You’ve heard of the vegan diet and you’re most likely au fait with Paleo too, but how about ‘Peganism’?
Yep, we had no idea the Pegan diet existed either, but according to one of the top functional medicine doctors in the US this way of eating might be the healthiest of them all.
“Even the perfect vegan diet” will be lacking in important nutrients like omega-3 fatty acids, iron, zinc, copper, or vitamin D.
While he found that a Paleo diet can often be used as an “excuse to eat much meat and too few plant-based foods.”
He admits, however, that both diets have their strengths and he found himself somewhere in the middle, coining this way of eating the ‘pegan diet.’
“The best versions of both diets are built on the same foundation: Eat real, whole food,” Dr Hyman says of vegan and Paleo diets.
“Vegan and paleo diets focus on foods that don’t raise our blood sugar, plenty of fresh vegetables and fruits, healthy protein and fats, and no crap.”
“I synthesized the best aspects of each and integrated them with the anti-inflammatory and detoxification principles of functional medicine to create a balanced, inclusive dietary plan that changed my life and my patients’ lives, too. Now thousands of people all over the world are following the pegan diet.”

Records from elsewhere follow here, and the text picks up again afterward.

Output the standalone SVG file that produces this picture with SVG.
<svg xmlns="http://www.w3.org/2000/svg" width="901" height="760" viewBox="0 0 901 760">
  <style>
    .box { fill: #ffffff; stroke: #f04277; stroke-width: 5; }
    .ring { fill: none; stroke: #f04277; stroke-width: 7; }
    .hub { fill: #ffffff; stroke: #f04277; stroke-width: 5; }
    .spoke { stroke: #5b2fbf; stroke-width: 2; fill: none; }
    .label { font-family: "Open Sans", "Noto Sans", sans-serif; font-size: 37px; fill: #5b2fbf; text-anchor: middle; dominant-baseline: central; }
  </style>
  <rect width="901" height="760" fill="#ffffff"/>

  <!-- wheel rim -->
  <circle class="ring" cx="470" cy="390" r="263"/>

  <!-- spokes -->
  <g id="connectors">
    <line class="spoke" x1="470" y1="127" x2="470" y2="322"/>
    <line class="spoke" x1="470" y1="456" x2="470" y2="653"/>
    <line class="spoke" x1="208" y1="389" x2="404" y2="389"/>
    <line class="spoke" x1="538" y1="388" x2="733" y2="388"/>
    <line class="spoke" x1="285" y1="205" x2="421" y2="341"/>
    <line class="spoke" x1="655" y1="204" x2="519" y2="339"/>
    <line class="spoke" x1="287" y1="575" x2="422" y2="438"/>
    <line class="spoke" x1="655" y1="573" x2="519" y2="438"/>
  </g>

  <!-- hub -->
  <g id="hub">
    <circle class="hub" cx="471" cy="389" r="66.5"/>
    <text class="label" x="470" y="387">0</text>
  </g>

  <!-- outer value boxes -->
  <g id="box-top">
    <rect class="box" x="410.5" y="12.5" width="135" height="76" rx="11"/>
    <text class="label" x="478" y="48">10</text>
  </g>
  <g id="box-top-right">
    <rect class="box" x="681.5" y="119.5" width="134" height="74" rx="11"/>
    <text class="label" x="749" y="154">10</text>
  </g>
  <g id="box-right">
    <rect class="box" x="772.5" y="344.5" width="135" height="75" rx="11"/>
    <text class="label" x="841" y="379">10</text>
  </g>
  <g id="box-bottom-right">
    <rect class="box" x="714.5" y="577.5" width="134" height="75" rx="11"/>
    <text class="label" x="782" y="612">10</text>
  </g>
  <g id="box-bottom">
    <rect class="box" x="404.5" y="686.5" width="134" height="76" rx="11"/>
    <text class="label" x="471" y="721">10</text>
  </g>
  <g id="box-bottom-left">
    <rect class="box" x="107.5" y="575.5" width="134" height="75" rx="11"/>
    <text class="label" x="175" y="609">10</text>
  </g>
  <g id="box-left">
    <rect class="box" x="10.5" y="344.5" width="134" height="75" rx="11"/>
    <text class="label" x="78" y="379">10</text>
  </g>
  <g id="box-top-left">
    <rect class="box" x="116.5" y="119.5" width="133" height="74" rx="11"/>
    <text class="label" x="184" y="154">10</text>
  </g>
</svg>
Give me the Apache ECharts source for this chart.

Dr Hyman’s Pegan diet rules are pretty simple:
1. Stay away from sugar
That means anything that causes a spike in our insulin production. Thhink sugar, flour, and refined carbohydrates.
2. Eat mostly plants
Half your plate should be covered with veggies. The deeper the color, the more variety, the less starchy, the better.
3. Go easy on fruits
Stick to low-glycemic fruits, like berries, kiwis, and watermelon, and enjoy the others as a treat. Think of dried fruit as candy!
4. Stay away from pesticides, antibiotics, hormones, and GMO foods
The title says it all!
5. Eat foods containing healthy fats
You can find mega-3 fatty acids and other good fats in nuts, seeds, olive oil, and avocados.

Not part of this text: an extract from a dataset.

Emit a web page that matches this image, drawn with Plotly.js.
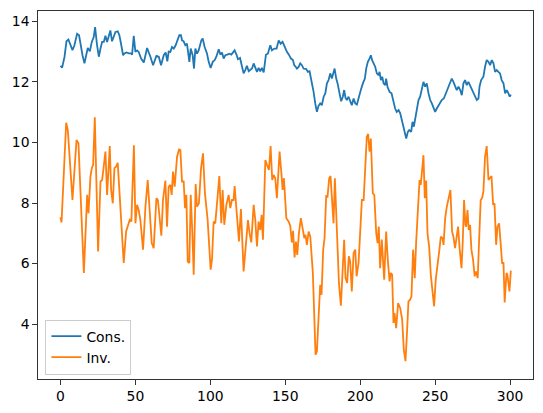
<!DOCTYPE html>
<html>
<head>
<meta charset="utf-8">
<script src="https://cdn.plot.ly/plotly-3.0.1.min.js"></script>
<style>html,body{margin:0;padding:0;background:#fff;}#chart{width:543px;height:413px;}</style>
</head>
<body>
<div id="chart"></div>
<script>
var seriesNames = ["Cons.", "Inv."];
var xTickVals = [0, 50, 100, 150, 200, 250, 300];
var yTickVals = [4, 6, 8, 10, 12, 14];

var consX = [0,1.1,2.7,4,5.3,6.7,8,9.3,11.1,12.4,13.8,14.7,16,17.3,18.2,19.6,20.9,22.2,23.1,24.4,25.6,26.7,27.8,28.9,30,31.1,32.2,33.3,34.4,35.6,36.7,38.2,39.3,40.4,41.8,42.7,44,45.6,47.1,47.8,48.9,50,51.1,52.2,53.8,55.6,57.8,60,61.8,64,65.6,67.1,68.9,70.2,71.3,72.2,73.3,74.4,75.6,76.7,77.8,79.3,80.4,81.1,82.2,83.3,84.4,85.1,86,86.9,88.2,89.1,90,91.1,92.2,94,94.9,96.2,97.8,98.9,100.2,101.6,102.9,104,105.6,106.7,107.8,108.9,110,111.3,112.7,114,115.1,116.2,117.6,118.4,119.8,121.1,122.2,123.3,124.4,125.6,126.7,127.8,128.9,130,131.1,132.2,133.3,134.4,135.6,137.1,138.4,140,141.1,142.7,144.2,145.6,146.9,148.2,149.6,151.1,152.4,153.8,155.1,156,156.9,157.8,159,160,161.1,162.2,164,165.1,166.2,167.8,168.9,170,171.1,172.2,173.3,174.4,175.6,176.7,177.8,178.9,180,181.1,182.2,182.9,184,184.9,186.2,187.3,188.4,189.3,190.2,191.1,192.2,193.3,194.4,195.6,196.7,197.8,199.1,200.4,201.8,203.1,204,205.1,206.2,207.1,208,208.9,210,211.1,212.2,212.9,213.8,214.7,215.6,216.7,217.3,218.2,219.6,220.9,222.2,223.3,224.4,225.6,226.7,227.8,228.9,230,230.7,231.8,232.7,234,234.9,235.8,236.7,237.8,238.9,240,241.1,242.2,243.3,244.4,245.6,246.7,247.8,248.9,250,251.1,252.2,253.3,254.4,255.8,256.7,257.8,258.9,260,261.1,262.2,263.3,264.4,265.6,266.7,267.8,268.9,270,271.1,272.2,273.3,274.4,275.6,276.7,277.8,278.9,279.6,280.7,282.2,283.3,284.4,285.6,286.7,287.8,288.9,290,291.1,292.2,293.3,294.4,295.6,296.7,297.8,298.9,299.8,300.5];
var consY = [12.53,12.47,12.83,13.34,13.40,13.21,13.05,13.21,13.59,13.54,13.10,12.88,12.61,12.93,13.12,13.01,13.32,13.48,13.81,13.21,12.83,13.10,13.32,13.32,13.52,13.32,13.52,13.70,13.34,13.54,13.65,13.67,13.54,13.26,12.88,12.94,12.97,12.94,12.94,12.90,13.52,12.99,13.04,12.99,12.77,12.64,13.12,12.83,12.55,12.86,12.83,12.55,12.88,12.97,12.68,13.00,12.99,13.15,13.10,13.19,13.32,13.54,13.54,13.37,13.34,13.21,13.26,12.88,12.66,13.10,12.88,12.44,13.10,12.93,13.04,13.37,13.43,13.15,12.93,12.66,12.46,12.66,12.72,12.83,13.08,12.90,12.97,12.77,12.88,12.90,12.93,12.90,12.99,13.04,12.88,12.75,12.79,12.55,12.28,12.39,12.53,12.35,12.39,12.44,12.61,12.44,12.33,12.46,12.35,12.46,12.31,12.90,12.93,13.21,13.04,13.10,13.10,13.37,13.26,13.32,13.15,12.99,12.90,12.77,12.72,12.55,12.50,12.44,12.50,12.61,12.55,12.44,12.42,12.33,12.35,12.00,11.67,11.29,11.01,11.21,11.29,11.23,11.51,11.62,11.95,12.06,12.28,12.11,12.33,12.44,12.11,11.95,11.62,11.36,11.51,11.73,11.47,11.40,11.51,11.34,11.23,11.45,11.29,11.25,11.45,11.73,11.95,12.11,12.44,12.66,12.77,12.88,12.71,12.61,12.50,12.28,12.22,12.33,12.06,12.17,11.95,11.89,12.11,11.84,11.67,11.62,11.29,11.12,11.01,11.07,10.96,10.74,10.46,10.24,10.13,10.35,10.41,10.35,10.68,10.52,10.74,11.01,11.40,11.51,11.80,12.00,11.84,11.95,11.62,11.40,11.29,11.12,11.01,11.12,11.23,11.34,11.40,11.45,11.56,11.73,11.89,12.00,12.11,12.00,11.84,11.73,11.84,11.73,11.56,11.95,12.06,11.89,12.00,11.89,11.78,11.67,11.51,11.40,11.45,11.84,12.06,12.17,12.50,12.72,12.66,12.55,12.72,12.61,12.33,12.39,12.33,12.28,12.06,11.95,11.62,11.73,11.62,11.51,11.58];

var invX = [0,0.7,3.8,4.9,8,10.7,12,13.8,15.6,17.8,18.7,20,20.9,21.8,22.9,25.1,26.7,27.8,30,31.1,32.9,33.8,34.9,36,37.1,38.2,39.6,40.7,42.2,43.8,44.9,46.2,47.3,49,50,51.1,52.2,53.3,55.1,56.7,58.2,59.6,60.9,62.2,64,65,66.7,67.3,68.4,70,71.1,72.2,73.3,74.2,75.1,76.2,77.8,79.1,80,81.1,82.2,83.1,84,84.9,86,86.9,88,88.9,90.2,91.1,92.4,93.8,95.1,96.4,98.2,99.3,100.2,101.1,102.2,103.3,106,107.3,108.2,109.3,110.7,112.2,113.3,114.4,115.5,116.2,117.8,119.1,120.4,122.2,123.8,125.1,126.2,127.3,128.9,130,131.1,132.2,133.3,134.2,135.1,136.7,137.8,139.1,140.2,141.3,142.2,143.3,144.4,146.2,147.6,148.2,149.1,150.7,152.2,153.3,154.4,155.2,156.2,157.1,158,159.1,160.4,161.6,162.7,163.5,164.4,165.6,166.7,168.4,169.3,170.2,171.1,172.4,173.3,174.2,175.3,176.2,177.3,178.2,179.3,180.2,181.3,182.2,183.1,184.4,185.8,187.1,188.2,189.3,190.2,191.3,192.4,193.3,194.4,195.6,196.7,197.6,198.9,200,201.1,202.3,203.6,204.4,205.3,206.2,207.1,208.4,209.4,210.7,211.6,212.4,213.3,214.4,216,217.3,218.4,219.6,220.4,221.3,222.2,222.9,224,225.3,226.7,228,229.1,230.2,231.1,232.2,233.3,234.2,235.3,236.4,237.3,238.4,239.6,240.4,241.3,242.2,243.1,244,244.9,246,247.1,248.2,249.3,250.4,251.8,252.7,253.8,254.9,255.6,256.7,257.8,258.9,260.2,261.3,262.2,263.3,264.4,265.3,266.4,267.6,268.4,269.3,270.2,270.7,271.6,272.4,273.3,274.2,275.3,276.4,277.3,278.4,279.6,280.4,281.3,282.2,283.3,284.4,285.6,286.7,287.6,288.7,289.6,290.7,291.6,292.7,293.8,294.7,295.6,296.4,297.6,298.2,299.6,300.5];
var invY = [7.53,7.36,10.65,10.41,8.10,10.08,9.97,7.66,5.69,8.27,7.66,8.87,9.15,9.26,10.83,6.40,8.71,8.76,9.70,8.27,9.88,8.43,7.99,9.15,9.20,9.33,8.10,7.44,6.02,7.06,7.28,7.44,7.39,9.91,7.33,7.94,7.77,7.44,6.46,7.88,8.76,7.77,6.68,6.51,8.16,8.10,7.00,6.92,8.10,8.74,7.22,8.54,8.60,8.27,9.04,8.54,9.53,9.77,9.75,8.71,8.71,7.83,8.27,6.07,6.02,8.27,7.00,5.63,8.63,7.88,7.99,9.15,9.64,8.32,7.44,6.24,5.80,6.13,7.39,7.33,8.89,7.33,8.43,7.28,7.94,8.27,7.83,8.10,8.10,8.56,7.55,6.73,7.80,5.74,6.68,7.44,7.00,6.70,7.94,7.44,6.57,7.39,7.11,7.61,6.79,9.42,9.26,9.09,9.88,8.76,8.93,8.82,8.16,9.70,8.87,8.43,8.82,7.50,7.39,7.25,6.70,7.08,6.20,6.73,6.29,7.00,7.50,7.17,6.84,6.95,6.62,7.06,6.89,5.69,4.48,2.99,3.10,4.48,5.30,4.97,6.46,6.84,8.23,8.21,8.82,8.89,7.77,7.33,8.82,6.89,5.36,4.61,5.91,6.79,5.52,5.36,6.24,6.07,5.08,6.35,6.46,5.58,6.02,7.00,8.10,8.10,9.53,10.19,10.28,9.70,10.13,8.32,8.27,7.00,6.68,7.22,5.85,6.79,5.47,7.06,6.13,5.41,5.69,5.64,4.04,4.37,3.87,4.70,4.53,4.15,3.16,2.78,3.60,4.75,4.81,4.92,6.46,5.52,6.68,7.55,8.76,8.60,9.09,9.58,8.16,8.74,7.00,6.57,5.63,5.19,4.59,5.47,5.96,6.40,6.89,6.84,6.62,7.50,7.88,8.16,8.43,7.06,6.89,6.51,7.00,7.22,6.46,5.85,6.68,8.10,7.28,7.22,7.77,7.11,7.28,6.46,6.13,5.58,5.74,5.52,7.11,8.10,8.16,8.38,9.53,9.88,8.76,8.82,8.89,7.94,7.99,6.62,7.22,7.33,6.68,6.02,6.02,4.72,5.69,5.64,5.08,5.77];

var traces = [
  {x: consX, y: consY, name: seriesNames[0], type: "scatter", mode: "lines",
   line: {color: "#1f77b4", width: 1.8}},
  {x: invX, y: invY, name: seriesNames[1], type: "scatter", mode: "lines",
   line: {color: "#ff7f0e", width: 1.8}}
];

var axisCommon = {
  showgrid: false, zeroline: false, showline: true, mirror: true,
  linecolor: "#000", linewidth: 0.8, ticks: "outside", ticklen: 4.9,
  tickwidth: 0.8, tickcolor: "#000",
  tickfont: {family: "DejaVu Sans", size: 13.9, color: "#000"}
};

var layout = {
  width: 543, height: 413,
  margin: {l: 37.5, r: 10, t: 10.7, b: 33.7, pad: 0},
  paper_bgcolor: "#fff", plot_bgcolor: "#fff",
  showlegend: true,
  xaxis: Object.assign({}, axisCommon, {range: [-15, 315.3], tickmode: "array", tickvals: xTickVals, ticktext: xTickVals.map(String)}),
  yaxis: Object.assign({}, axisCommon, {range: [2.19, 14.34], tickmode: "array", tickvals: yTickVals, ticktext: yTickVals.map(String)}),
  legend: {x: 0.015, y: 0.012, xanchor: "left", yanchor: "bottom",
    bgcolor: "rgba(255,255,255,0.8)", bordercolor: "#cccccc", borderwidth: 1,
    font: {family: "DejaVu Sans", size: 13.9, color: "#000"}}
};

Plotly.newPlot("chart", traces, layout, {displayModeBar: false, staticPlot: true});
</script>
</body>
</html>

6. Stay away from most vegetable, nut, and seed oils
This one can cause a bit of confusion. Avoid rapeseed, sunflower, corn, grapeseed, and especially soybean oil, which now accounts. Allow small amounts of cold-pressed nut and seed oils like sesame, macadamia, and walnut oils, using as condiments or for flavoring. Avocado oil can be used for higher-temperature cooking.
7. Avoid or limit dairy
It just doesn’t work for most people. But the occasional yogurt, kefir, grass-fed butter, ghee, and even cheese can be fine for most. You can also try goat or sheep products instead of cow dairy- and always go organic and grass-fed.

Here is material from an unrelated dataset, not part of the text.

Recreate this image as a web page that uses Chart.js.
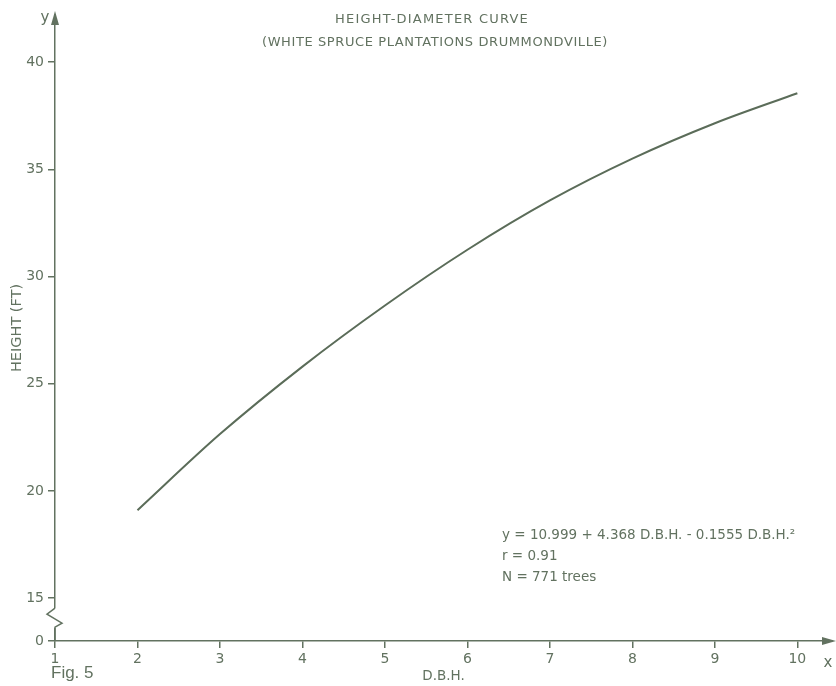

8. Think of meat and animal products as condiments
Dr Hyman like to call meat and animal products “condi-meat” – ie. not a main course
9. Eat sustainably raised or harvested low-mercury fish
Choose sustainably harvested or farmed, high omega-3, low mercury varieties such as sardines, herring, anchovies, and wild-caught salmon.
10. Avoid gluten
Dr. Alessio Fasano of Harvard, the world’s top gluten expert, has done research showing that gluten damages the gut—even in non-gluten-sensitive people who show no symptoms. Need a bread fix? Look for heirloom varieties of wheat like einkorn.
11. Eat gluten-free whole grains sparingly
Small portions of low-glycemic grains like black rice, quinoa, teff, buckwheat, or amaranth can be enjoyed, though be mindful these still raise blood sugar and can trigger autoimmunity.
12. Eat beans only once in a while
Stick to lentils and avoid starchy beans. Lentils are best. They are a great source of fiber, protein, and minerals, but they cause digestive problems for some, and the lectins and phytates they contain may impair mineral absorption.